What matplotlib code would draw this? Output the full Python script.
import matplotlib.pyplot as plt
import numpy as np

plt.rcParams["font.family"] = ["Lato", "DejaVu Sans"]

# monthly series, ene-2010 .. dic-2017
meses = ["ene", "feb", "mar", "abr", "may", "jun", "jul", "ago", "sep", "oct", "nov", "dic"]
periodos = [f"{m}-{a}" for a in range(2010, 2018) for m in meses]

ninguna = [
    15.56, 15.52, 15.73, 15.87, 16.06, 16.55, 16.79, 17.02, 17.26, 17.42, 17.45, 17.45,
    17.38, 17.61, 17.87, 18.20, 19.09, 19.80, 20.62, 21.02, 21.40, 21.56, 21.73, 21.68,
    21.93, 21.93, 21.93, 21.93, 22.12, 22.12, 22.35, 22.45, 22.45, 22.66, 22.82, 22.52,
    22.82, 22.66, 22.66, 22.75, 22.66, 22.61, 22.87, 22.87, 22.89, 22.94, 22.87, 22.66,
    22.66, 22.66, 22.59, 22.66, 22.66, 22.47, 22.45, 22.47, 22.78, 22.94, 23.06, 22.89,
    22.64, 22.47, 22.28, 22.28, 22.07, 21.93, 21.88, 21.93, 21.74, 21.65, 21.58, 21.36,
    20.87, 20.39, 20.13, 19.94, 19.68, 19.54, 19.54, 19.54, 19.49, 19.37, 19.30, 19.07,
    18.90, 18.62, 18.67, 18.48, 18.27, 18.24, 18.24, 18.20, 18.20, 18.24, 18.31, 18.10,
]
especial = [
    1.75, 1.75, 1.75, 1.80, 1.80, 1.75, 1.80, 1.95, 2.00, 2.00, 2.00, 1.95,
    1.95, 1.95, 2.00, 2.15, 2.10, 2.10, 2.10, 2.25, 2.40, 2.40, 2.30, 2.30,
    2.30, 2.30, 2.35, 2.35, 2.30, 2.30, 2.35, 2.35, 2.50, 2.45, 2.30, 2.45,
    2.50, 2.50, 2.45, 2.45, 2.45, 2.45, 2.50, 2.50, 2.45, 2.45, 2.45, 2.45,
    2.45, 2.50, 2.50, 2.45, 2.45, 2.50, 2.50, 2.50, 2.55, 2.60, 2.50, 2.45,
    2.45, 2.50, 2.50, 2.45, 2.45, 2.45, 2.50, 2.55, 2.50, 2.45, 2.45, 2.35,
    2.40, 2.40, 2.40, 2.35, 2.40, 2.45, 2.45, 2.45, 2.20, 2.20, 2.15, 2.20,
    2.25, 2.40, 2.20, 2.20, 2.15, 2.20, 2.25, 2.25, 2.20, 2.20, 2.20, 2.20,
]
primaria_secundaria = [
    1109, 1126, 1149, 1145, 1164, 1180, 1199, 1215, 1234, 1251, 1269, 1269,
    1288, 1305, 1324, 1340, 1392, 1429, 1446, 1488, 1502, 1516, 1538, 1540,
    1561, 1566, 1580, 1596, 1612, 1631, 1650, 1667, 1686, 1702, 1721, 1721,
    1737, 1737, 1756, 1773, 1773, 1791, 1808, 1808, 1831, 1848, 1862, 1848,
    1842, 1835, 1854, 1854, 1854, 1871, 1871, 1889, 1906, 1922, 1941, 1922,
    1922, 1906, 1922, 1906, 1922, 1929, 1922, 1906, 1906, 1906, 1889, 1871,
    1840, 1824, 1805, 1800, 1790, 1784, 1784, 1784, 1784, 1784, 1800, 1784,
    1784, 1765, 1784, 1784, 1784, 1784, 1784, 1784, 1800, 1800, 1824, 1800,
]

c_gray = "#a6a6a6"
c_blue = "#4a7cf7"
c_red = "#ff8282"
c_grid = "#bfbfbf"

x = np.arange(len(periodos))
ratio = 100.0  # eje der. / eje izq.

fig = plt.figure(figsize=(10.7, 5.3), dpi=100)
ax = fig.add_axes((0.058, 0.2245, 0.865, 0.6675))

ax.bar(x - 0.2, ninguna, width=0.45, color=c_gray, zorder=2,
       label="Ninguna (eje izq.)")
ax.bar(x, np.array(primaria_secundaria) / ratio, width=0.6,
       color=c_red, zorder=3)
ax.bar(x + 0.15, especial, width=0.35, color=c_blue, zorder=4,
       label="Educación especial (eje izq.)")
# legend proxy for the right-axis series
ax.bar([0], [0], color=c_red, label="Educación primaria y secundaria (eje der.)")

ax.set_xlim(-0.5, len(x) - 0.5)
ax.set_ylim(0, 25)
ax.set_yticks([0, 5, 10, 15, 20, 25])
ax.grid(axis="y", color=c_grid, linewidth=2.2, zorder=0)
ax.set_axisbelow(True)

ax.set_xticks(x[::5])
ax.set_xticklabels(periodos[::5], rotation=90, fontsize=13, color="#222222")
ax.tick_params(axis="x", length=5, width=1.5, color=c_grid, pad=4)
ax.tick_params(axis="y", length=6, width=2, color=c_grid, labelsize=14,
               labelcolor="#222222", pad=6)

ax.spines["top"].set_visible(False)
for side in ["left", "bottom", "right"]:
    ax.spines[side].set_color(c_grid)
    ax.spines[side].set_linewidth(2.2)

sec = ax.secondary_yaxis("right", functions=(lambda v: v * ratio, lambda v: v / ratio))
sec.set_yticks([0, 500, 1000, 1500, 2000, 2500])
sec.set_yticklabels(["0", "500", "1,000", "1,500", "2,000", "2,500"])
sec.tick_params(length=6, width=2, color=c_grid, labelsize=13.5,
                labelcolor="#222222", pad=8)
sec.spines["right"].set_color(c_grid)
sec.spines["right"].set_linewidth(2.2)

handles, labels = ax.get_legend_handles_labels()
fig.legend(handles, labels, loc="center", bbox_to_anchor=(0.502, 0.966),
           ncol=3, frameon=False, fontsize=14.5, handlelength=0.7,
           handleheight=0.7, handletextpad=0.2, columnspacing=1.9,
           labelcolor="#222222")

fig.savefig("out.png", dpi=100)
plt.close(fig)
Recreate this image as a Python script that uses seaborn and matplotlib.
········
- [Your task]: Wherever the word "script" occurs in a line of the listing, copy that line.

- [Task result]:
What matplotlib code would draw this? Output the full Python script.
Recreate this image as a Python script that uses seaborn and matplotlib.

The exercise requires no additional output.